A direct corollary of the Chinese Remainder theorem is as follows: Let n = p_{1}^{a1} * p_{2}^{a2} * .... * p_{k}^{ak} be the prime factorization of n. Then, for any integers a and b, we have a = b (mod n) iff a = b (mod p_{i}^{ai} ) for each i.

The generalization of the Chinese Remainder Theorem, which discusses the case when the ni's are not necessarily pairwise coprime is as follows - The system of linear congruences

x ≡ a1 (mod n_{1})

x ≡ a2 (mod n_{2})

x ≡ a3 (mod n_{3})

....

x ≡ ak (mod n_{k})

has a solution iff gcd(n_{i},n_{j}) divides (a_{i}-a_{j}) for every i != j. In such a case, there is a unique solution mod n, where n is the least common multiple of n_{1},n_{2}...n_{k}

**Further Reading:** chinese Remainder theorem, Solving Linear Congruences, Applet

### 7. Quadratic Congruences

Given q and n, if the quation x^{2} ≡ q (mod n) has a solution, then q is called **quadratic residue** modulo n. If this equation doesnot have a solution, then q is called "quadratic non residue" modulo n. For example, x^{2} ≡ 9 (mod 15) has a solution x = 12, hence 9 is a quadratic residue modulo 15. On the other hand, the equation x^{2} ≡ 11 (mod 15) has no solution, hence 11 is a quadratic non-residue modulo 15. In simpler terms, an integer q is a quadratic residue modulo n if a square can take the form (nk+q) for some positive integer n.

Finding whether a quadratic congruence having prime number modulus has a solution or not is somewhat easy: x^{2} ≡ a (mod p) has a solution only if a^{(p-1)/2} = 1 (mod p). In such a case, the Shank-Tonelli algorithm can be used to get the solution.

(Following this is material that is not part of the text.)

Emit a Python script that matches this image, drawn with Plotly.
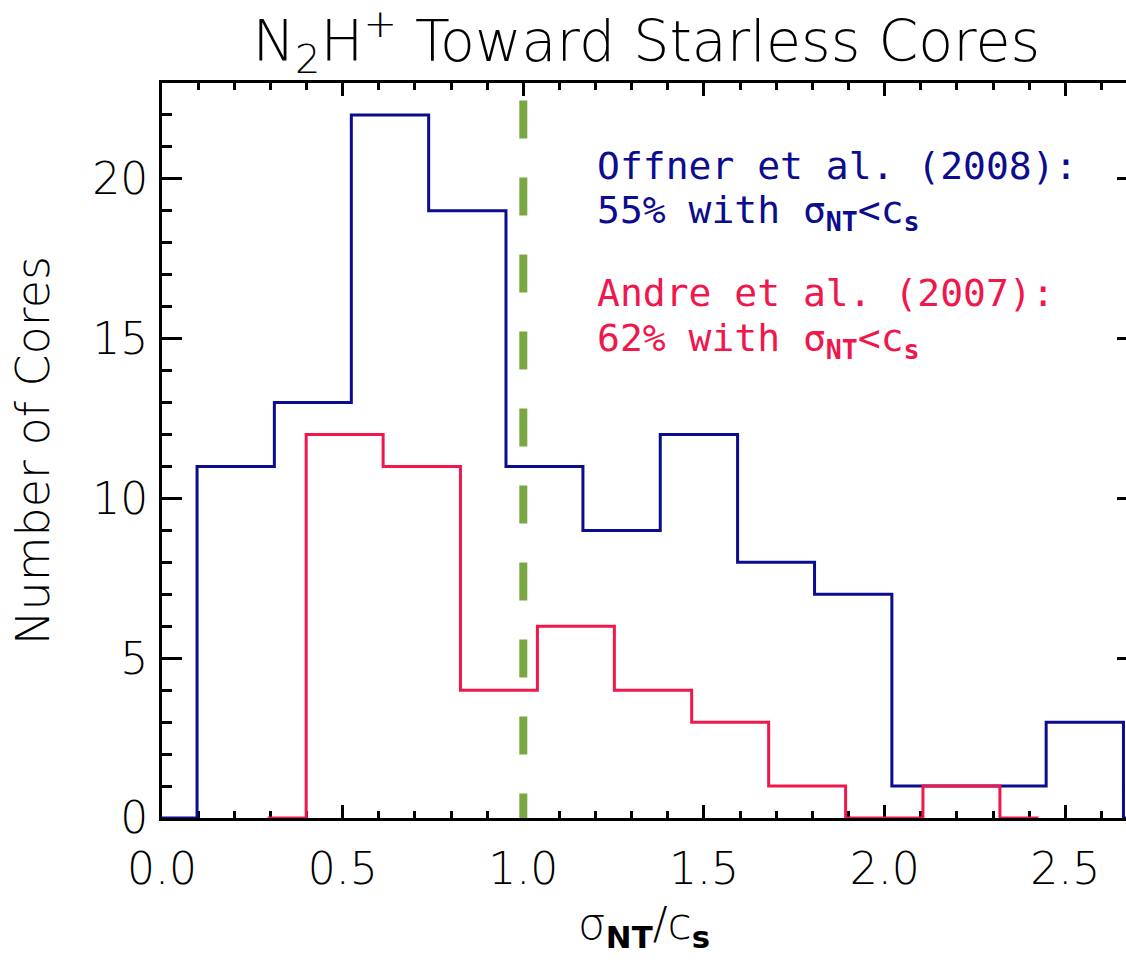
import plotly.graph_objects as go

# Histogram of sigma_NT / c_s for N2H+ starless cores
offner_edges = [0.097, 0.311, 0.524, 0.738, 0.952, 1.165, 1.379,
                1.593, 1.806, 2.020, 2.234, 2.447, 2.661]
offner_counts = [11, 13, 22, 19, 11, 9, 12, 8, 7, 1, 1, 3]

andre_edges = [0.399, 0.612, 0.826, 1.039, 1.252, 1.466, 1.679,
               1.892, 2.106, 2.319]
andre_counts = [12, 11, 4, 6, 4, 3, 1, 0, 1]

sonic_ratio = 1.0

x_ticks = [0.0, 0.5, 1.0, 1.5, 2.0, 2.5]
y_ticks = [0, 5, 10, 15, 20]

BLUE = "#0c0c8e"
RED = "#f0174c"
GREEN = "#7ba644"
FONT = "DejaVu Sans"
MONO = "DejaVu Sans Mono"


def step_xy(edges, counts):
    """Closed histogram outline with half-bin zero levels at both ends."""
    half = (edges[1] - edges[0]) / 2
    xs = [edges[0] - half] + list(edges) + [edges[-1] + half]
    ys = [0] + list(counts) + [0, 0]
    return xs, ys


fig = go.Figure()

bx, by = step_xy(offner_edges, offner_counts)
fig.add_trace(go.Scatter(x=bx, y=by, mode="lines", line_shape="hv",
                         line=dict(color=BLUE, width=3), showlegend=False,
                         hoverinfo="skip"))

rx, ry = step_xy(andre_edges, andre_counts)
fig.add_trace(go.Scatter(x=rx, y=ry, mode="lines", line_shape="hv",
                         line=dict(color=RED, width=3), showlegend=False,
                         hoverinfo="skip"))

fig.add_trace(go.Scatter(x=[sonic_ratio, sonic_ratio], y=[22.45, 0],
                         mode="lines", yaxis="y2",
                         line=dict(color=GREEN, width=8, dash="38px,39px"),
                         showlegend=False, hoverinfo="skip"))

tick_font = dict(family=FONT, size=44, color="black", weight=200)

fig.update_layout(
    width=1126, height=960,
    margin=dict(l=162, r=0, t=83, b=142),
    plot_bgcolor="white", paper_bgcolor="white",
    font=dict(family=FONT, color="black"),
    title=dict(text="N<sub>2</sub>H<sup>+</sup> Toward Starless Cores",
               font=dict(family=FONT, size=57, color="black", weight=200),
               x=0.574, xanchor="center", y=0.957, yanchor="middle"),
    xaxis=dict(range=[0, 2.668], tickvals=x_ticks,
               ticktext=[f"{v:.1f}" for v in x_ticks],
               ticks="inside", ticklen=13, tickwidth=2.5, tickcolor="black",
               minor=dict(dtick=0.1, ticks="inside", ticklen=7,
                          tickwidth=2.5, tickcolor="black"),
               showline=True, linewidth=3, linecolor="black", mirror="ticks",
               showgrid=False, zeroline=False, layer="below traces",
               tickfont=tick_font, ticklabelstandoff=10,
               title=dict(text="σ<sub><b>NT</b></sub>/c<sub><b>s</b></sub>",
                          font=dict(family=FONT, size=44, weight=200),
                          standoff=16)),
    yaxis=dict(range=[0, 23], tickvals=y_ticks,
               ticks="inside", ticklen=20, tickwidth=2.5, tickcolor="black",
               minor=dict(dtick=1, ticks="inside", ticklen=10,
                          tickwidth=2.5, tickcolor="black"),
               showline=True, linewidth=3, linecolor="black", mirror=False,
               showgrid=False, zeroline=False, layer="below traces",
               tickfont=tick_font, ticklabelstandoff=2,
               title=dict(text="Number of Cores",
                          font=dict(family=FONT, size=46, weight=200),
                          standoff=29)),
    yaxis2=dict(range=[0, 23], overlaying="y", side="right",
                tickvals=y_ticks, ticks="inside", ticklen=9, tickwidth=2.5,
                tickcolor="black", showticklabels=False, showline=False,
                showgrid=False, zeroline=False),
)

notes = [
    ("Offner et al. (2008):", BLUE, 166),
    ("55% with σ<sub><b>NT</b></sub><c<sub><b>s</b></sub>", BLUE, 213),
    ("Andre et al. (2007):", RED, 293),
    ("62% with σ<sub><b>NT</b></sub><c<sub><b>s</b></sub>", RED, 340),
]
for text, color, ypix in notes:
    fig.add_annotation(text=text, xref="paper", yref="paper",
                       x=(595 - 162) / 964, y=(818 - ypix) / 735,
                       xanchor="left", yanchor="middle", showarrow=False,
                       align="left",
                       font=dict(family=MONO, size=38, color=color))

fig.write_html("out.html")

**Further Reading:** Quadratic Residue , Quadratic Reciprocity, simulation, Shank-Tonelli Algorithm, tutorial for E4

### 8. Euler Phi Function, divisor function, sum of divisors, Mobius function

Euler's** Phi function** (also known as totient function, denoted by φ) is a function on natural numbers that gives the count of positive integers coprime with the corresponding natural number. Thus, φ(8) = 4, φ(9) = 6 etc. Following properties are worth noting about this function:

a) If p is prime then φ(p^{k}) = (p-1)p^{k-1}

b) φ function is multiplicative, i.e. if (a,b) = 1 then φ(ab) = φ(a)φ(b).

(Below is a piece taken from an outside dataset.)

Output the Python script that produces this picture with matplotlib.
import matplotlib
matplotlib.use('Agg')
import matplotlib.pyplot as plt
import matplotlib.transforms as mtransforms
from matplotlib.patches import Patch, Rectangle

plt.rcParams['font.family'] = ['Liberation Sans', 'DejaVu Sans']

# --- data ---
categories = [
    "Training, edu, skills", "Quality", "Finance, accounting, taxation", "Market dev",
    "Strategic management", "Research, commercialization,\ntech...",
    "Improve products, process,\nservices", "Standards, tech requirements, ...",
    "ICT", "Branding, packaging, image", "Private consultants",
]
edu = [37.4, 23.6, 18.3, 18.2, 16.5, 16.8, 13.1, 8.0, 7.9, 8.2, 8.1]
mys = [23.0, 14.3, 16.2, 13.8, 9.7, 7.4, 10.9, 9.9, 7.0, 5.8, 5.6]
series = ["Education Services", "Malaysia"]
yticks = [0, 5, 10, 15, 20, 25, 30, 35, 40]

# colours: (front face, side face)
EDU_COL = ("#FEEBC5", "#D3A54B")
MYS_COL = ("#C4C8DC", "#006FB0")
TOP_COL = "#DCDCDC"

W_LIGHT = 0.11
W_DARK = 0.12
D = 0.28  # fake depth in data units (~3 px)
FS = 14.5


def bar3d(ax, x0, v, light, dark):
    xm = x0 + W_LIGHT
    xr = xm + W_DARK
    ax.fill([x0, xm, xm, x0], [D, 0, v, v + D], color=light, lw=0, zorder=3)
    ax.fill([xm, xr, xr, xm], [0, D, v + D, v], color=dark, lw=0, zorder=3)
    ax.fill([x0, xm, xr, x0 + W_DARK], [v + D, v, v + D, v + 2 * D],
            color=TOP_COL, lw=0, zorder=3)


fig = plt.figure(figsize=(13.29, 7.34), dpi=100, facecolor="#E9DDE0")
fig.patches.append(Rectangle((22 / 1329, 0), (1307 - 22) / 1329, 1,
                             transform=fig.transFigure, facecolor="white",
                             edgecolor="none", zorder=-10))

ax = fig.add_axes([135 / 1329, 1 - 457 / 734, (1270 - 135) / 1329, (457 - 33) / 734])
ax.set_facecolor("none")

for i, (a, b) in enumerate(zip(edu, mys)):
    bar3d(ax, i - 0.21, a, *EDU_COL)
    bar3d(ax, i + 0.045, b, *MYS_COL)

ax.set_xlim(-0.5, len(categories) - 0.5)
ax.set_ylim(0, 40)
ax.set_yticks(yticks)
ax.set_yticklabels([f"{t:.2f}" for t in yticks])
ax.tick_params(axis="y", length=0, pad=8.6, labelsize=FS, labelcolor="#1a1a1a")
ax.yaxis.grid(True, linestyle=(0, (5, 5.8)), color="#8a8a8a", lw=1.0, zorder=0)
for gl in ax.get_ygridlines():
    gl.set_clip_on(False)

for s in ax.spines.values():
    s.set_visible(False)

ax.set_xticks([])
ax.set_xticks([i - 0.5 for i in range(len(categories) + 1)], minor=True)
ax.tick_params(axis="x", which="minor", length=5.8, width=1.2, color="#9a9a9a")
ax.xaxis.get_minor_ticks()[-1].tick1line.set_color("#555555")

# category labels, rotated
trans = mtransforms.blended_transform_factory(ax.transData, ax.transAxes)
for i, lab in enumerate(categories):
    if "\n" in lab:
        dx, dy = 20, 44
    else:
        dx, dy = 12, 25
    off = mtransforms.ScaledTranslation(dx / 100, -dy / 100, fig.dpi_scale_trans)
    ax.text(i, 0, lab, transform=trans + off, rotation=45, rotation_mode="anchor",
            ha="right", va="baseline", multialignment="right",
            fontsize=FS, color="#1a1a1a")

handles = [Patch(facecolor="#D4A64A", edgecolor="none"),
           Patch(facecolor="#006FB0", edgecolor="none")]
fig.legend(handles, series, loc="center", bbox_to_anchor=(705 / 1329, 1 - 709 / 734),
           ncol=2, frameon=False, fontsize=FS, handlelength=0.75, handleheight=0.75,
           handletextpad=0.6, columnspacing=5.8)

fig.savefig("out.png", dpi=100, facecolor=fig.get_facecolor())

c) The value φ(n) can be obtained by Euler's formula : Let n = p_{1}^{a1} * p_{2}^{a2} * .... * p_{k}^{ak} be the prime factorization of n. Then

φ(n) = n * (1- 1/p_{1})) * (1- 1/p_{2})) * ... * (1- 1/p_{k}))

d) Programmatically, if we want to find φ for 1 to n, then we can very well use the sieve algorithm along with the multiplicative property of φ. The central idea is this: if n is a prime, then φ(n) = n-1. Otherwise, if n is a power of a prime, say n= p^{k}, then φ(n) = (p-1)p^{k-1}. Otherwise, let n=p^{k}*q for some prime p. Using multiplicative property, we have φ(n) = φ(p^{k})φ(q)

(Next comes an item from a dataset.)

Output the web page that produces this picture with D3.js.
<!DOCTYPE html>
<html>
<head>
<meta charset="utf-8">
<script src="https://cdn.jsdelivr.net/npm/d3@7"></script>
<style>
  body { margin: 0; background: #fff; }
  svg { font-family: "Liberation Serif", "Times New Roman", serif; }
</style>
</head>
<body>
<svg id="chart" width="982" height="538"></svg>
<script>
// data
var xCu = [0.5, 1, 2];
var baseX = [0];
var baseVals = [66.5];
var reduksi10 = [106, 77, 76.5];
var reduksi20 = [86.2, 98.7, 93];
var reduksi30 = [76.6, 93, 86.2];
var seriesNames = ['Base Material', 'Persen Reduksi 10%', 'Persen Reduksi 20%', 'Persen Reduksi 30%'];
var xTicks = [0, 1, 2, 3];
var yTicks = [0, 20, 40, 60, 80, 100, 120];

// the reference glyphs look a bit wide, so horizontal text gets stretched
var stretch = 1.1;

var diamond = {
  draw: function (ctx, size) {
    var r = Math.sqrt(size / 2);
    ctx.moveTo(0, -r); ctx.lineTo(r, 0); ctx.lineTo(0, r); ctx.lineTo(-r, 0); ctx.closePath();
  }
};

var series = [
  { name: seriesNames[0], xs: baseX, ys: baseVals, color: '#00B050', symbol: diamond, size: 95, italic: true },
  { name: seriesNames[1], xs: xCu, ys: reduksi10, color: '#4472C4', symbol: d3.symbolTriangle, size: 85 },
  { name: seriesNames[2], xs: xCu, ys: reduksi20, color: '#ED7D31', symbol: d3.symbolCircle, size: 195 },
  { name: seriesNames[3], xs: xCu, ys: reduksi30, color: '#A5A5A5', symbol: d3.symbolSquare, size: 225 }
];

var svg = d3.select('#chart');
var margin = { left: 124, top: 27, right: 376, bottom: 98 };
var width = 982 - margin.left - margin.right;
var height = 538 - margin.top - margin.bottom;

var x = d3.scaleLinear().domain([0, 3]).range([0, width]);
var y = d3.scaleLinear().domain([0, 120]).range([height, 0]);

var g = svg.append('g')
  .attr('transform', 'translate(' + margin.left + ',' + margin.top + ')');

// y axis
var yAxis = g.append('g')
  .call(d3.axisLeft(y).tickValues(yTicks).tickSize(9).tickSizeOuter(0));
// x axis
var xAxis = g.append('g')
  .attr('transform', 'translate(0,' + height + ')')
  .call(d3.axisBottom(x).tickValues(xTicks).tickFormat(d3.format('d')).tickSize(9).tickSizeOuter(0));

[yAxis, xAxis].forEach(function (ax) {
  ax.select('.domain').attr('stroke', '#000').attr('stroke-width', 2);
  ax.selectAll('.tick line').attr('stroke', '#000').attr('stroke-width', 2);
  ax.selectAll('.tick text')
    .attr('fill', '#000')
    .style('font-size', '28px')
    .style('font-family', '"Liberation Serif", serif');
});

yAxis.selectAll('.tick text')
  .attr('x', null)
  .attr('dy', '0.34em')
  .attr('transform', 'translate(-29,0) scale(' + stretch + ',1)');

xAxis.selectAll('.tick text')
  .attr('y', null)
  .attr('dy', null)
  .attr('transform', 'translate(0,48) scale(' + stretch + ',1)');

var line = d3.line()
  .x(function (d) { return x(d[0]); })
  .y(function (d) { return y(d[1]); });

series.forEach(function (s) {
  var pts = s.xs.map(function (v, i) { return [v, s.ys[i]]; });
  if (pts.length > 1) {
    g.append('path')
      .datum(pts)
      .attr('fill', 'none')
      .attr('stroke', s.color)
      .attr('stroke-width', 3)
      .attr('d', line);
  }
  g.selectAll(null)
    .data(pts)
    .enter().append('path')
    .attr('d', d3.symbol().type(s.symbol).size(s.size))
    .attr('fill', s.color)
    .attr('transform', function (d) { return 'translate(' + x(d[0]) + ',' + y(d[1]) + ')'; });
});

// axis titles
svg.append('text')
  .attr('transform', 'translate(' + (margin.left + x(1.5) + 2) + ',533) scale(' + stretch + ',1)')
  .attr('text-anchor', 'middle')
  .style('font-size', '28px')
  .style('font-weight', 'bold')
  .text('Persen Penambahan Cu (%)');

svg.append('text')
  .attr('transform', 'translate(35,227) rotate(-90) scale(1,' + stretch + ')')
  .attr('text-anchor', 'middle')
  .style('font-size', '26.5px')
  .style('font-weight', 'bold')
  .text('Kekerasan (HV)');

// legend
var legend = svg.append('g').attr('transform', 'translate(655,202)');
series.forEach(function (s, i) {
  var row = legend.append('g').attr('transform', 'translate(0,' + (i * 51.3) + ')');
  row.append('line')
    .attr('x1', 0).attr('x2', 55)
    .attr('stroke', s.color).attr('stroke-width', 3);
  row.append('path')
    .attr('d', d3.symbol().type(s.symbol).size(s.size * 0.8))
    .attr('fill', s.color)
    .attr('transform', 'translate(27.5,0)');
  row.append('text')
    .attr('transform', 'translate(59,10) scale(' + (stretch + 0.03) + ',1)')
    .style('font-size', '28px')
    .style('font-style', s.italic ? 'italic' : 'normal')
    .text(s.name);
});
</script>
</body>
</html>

Two important properties of φ(n):

i. a^{φ(n) }≡ 1 (mod n) whenever (a,n) = 1. Specifically, for a prime p, if p doesnot divide a then a^{p-1} ≡ 1 (mod p). This specialization is also known as Fermat's little theorem.

ii. Let d_{1}, d_{2}, ...d_{k} be all divisors of n (including n). Then φ(d_{1}) + φ(d_{2}) + ... + φ(d_{k}) = n

For example: the divisors of 18 are 1,2,3,6,9 and 18. Observe that φ(1) + φ(2) + φ(3) + φ(6) + φ(9) + φ(18) = 1 + 1 + 2 + 2 + 6 + 6 = 18

The **divisior function**, denoted by d(n) gives the number of divisors of a natural number. For example, d(18) = 6. Similarly, the sum of divisors function, denoted by σ(n), gives the sum of divisors of n. Thus, σ(18) = 1+2+3+6+9+18 = 39. Following properties are worth nothing about these two functions:

a) If p is a prime, then d(p) = 2. Also, d(p^{k}) = k+1, and σ(p) = p+1

b) If n is a product of two distinct primes, say n = pq, then σ(n) = n+1+(p+q). Also observe that in this case, φ(n) = n+1-(p+q).

c) In general, Let n = p_{1}^{a1} * p_{2}^{a2} * .... * p_{k}^{ak} . Then d(n) = (a1+1) * (a2+1) * ... (ak + 1), and σ(n) is given by the following product:

σ(n) = ( (p_{1}(a_{1}+1) - 1) / (p_{1}-1) ) * ( (p_{2}(a_{2}+1) - 1) / (p_{2}-1) ) * ... * ( (p_{k}(a_{k}+1) - 1) / (p_{k}-1) )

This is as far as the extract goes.